* _PROBLEM REQUIREMENTS_
Lines that contain "chart" are to be counted; give only their number.

* _DATA SHOWN_
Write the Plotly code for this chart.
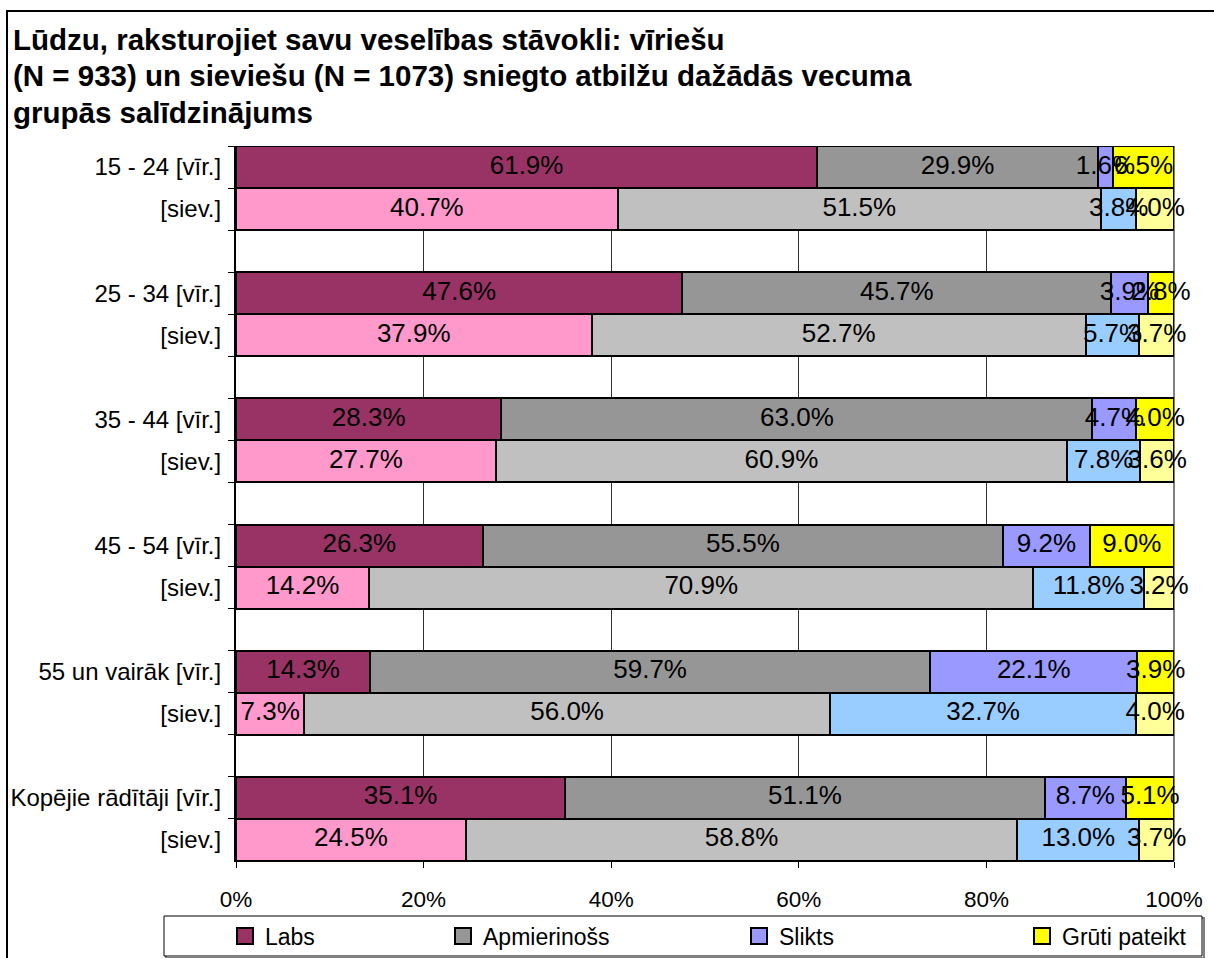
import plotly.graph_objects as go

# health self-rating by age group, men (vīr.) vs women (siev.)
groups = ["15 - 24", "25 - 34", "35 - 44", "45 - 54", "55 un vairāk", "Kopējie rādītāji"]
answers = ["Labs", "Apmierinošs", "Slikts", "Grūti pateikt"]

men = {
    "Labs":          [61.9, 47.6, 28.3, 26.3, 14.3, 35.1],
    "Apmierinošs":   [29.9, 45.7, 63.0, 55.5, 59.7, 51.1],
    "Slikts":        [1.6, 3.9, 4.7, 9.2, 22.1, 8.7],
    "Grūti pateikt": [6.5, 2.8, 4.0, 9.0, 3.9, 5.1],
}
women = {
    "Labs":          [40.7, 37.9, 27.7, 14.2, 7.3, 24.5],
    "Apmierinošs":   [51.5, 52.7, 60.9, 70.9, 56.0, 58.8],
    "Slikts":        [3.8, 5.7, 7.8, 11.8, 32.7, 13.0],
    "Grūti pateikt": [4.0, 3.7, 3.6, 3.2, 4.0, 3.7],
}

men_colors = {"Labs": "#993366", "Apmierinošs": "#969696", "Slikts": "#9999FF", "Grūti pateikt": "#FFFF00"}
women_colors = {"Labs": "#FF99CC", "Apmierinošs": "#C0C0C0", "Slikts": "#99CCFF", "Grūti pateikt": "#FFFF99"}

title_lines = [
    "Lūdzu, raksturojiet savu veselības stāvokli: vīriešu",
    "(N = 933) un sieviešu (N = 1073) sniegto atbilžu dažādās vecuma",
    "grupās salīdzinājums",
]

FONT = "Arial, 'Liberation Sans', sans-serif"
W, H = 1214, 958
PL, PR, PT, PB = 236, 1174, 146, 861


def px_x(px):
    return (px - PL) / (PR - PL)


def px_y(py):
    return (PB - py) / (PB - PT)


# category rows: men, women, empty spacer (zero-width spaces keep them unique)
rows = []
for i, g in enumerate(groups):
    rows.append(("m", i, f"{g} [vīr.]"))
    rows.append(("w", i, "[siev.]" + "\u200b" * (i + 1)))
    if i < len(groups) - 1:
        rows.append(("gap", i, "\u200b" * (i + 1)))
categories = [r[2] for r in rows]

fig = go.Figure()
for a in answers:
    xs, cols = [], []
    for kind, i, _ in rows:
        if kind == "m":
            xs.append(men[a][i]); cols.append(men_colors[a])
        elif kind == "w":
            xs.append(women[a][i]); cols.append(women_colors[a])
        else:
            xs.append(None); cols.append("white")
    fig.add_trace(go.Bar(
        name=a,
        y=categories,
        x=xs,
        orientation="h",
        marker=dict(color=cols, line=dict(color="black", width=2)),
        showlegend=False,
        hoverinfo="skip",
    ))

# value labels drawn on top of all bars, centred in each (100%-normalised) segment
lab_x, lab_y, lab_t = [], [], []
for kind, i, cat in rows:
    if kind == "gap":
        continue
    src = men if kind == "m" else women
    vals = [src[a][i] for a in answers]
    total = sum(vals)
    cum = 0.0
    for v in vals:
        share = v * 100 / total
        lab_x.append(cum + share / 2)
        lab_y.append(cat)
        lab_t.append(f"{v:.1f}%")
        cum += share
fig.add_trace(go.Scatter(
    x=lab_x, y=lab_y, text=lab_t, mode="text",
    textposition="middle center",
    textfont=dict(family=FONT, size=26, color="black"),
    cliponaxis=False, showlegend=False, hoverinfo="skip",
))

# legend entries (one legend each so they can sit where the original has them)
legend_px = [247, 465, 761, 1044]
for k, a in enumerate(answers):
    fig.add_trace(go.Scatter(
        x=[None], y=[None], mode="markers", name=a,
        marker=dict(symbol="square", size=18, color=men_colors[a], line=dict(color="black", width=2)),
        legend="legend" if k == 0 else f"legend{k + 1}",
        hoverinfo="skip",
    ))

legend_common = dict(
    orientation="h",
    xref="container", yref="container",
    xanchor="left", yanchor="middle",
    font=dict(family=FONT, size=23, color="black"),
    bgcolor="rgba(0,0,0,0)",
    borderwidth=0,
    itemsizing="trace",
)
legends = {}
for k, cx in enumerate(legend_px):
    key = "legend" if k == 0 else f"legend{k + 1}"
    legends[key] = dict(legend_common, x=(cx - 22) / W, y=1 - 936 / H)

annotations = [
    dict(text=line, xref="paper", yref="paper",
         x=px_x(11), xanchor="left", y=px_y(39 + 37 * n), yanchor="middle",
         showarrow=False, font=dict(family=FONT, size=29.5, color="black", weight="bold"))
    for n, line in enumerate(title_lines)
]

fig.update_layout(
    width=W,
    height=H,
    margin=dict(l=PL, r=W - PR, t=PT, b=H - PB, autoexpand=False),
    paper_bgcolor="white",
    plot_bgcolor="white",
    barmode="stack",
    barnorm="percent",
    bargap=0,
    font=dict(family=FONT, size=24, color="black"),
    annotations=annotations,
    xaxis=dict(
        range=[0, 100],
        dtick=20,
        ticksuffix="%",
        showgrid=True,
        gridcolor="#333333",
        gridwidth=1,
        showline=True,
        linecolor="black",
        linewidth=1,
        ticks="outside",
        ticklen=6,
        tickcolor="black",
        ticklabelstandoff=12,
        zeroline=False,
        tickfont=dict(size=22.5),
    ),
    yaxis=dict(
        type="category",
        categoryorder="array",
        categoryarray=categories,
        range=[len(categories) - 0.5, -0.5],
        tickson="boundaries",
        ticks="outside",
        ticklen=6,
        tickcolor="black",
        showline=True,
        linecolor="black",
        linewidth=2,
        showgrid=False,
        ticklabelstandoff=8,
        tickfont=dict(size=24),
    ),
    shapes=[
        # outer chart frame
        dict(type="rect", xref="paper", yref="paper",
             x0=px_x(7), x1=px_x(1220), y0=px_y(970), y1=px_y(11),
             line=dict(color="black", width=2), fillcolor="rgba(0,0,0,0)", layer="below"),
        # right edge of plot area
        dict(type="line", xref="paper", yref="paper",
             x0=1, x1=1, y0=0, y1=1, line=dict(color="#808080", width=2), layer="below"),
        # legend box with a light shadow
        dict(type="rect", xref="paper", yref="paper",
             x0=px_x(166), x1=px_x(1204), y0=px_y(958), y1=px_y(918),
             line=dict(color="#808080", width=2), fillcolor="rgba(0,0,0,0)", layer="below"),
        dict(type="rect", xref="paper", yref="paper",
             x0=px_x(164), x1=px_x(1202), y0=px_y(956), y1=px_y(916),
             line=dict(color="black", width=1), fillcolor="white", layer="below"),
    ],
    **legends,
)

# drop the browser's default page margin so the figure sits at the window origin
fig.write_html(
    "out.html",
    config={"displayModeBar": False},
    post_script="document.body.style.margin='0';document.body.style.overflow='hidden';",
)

* _ANSWER_
2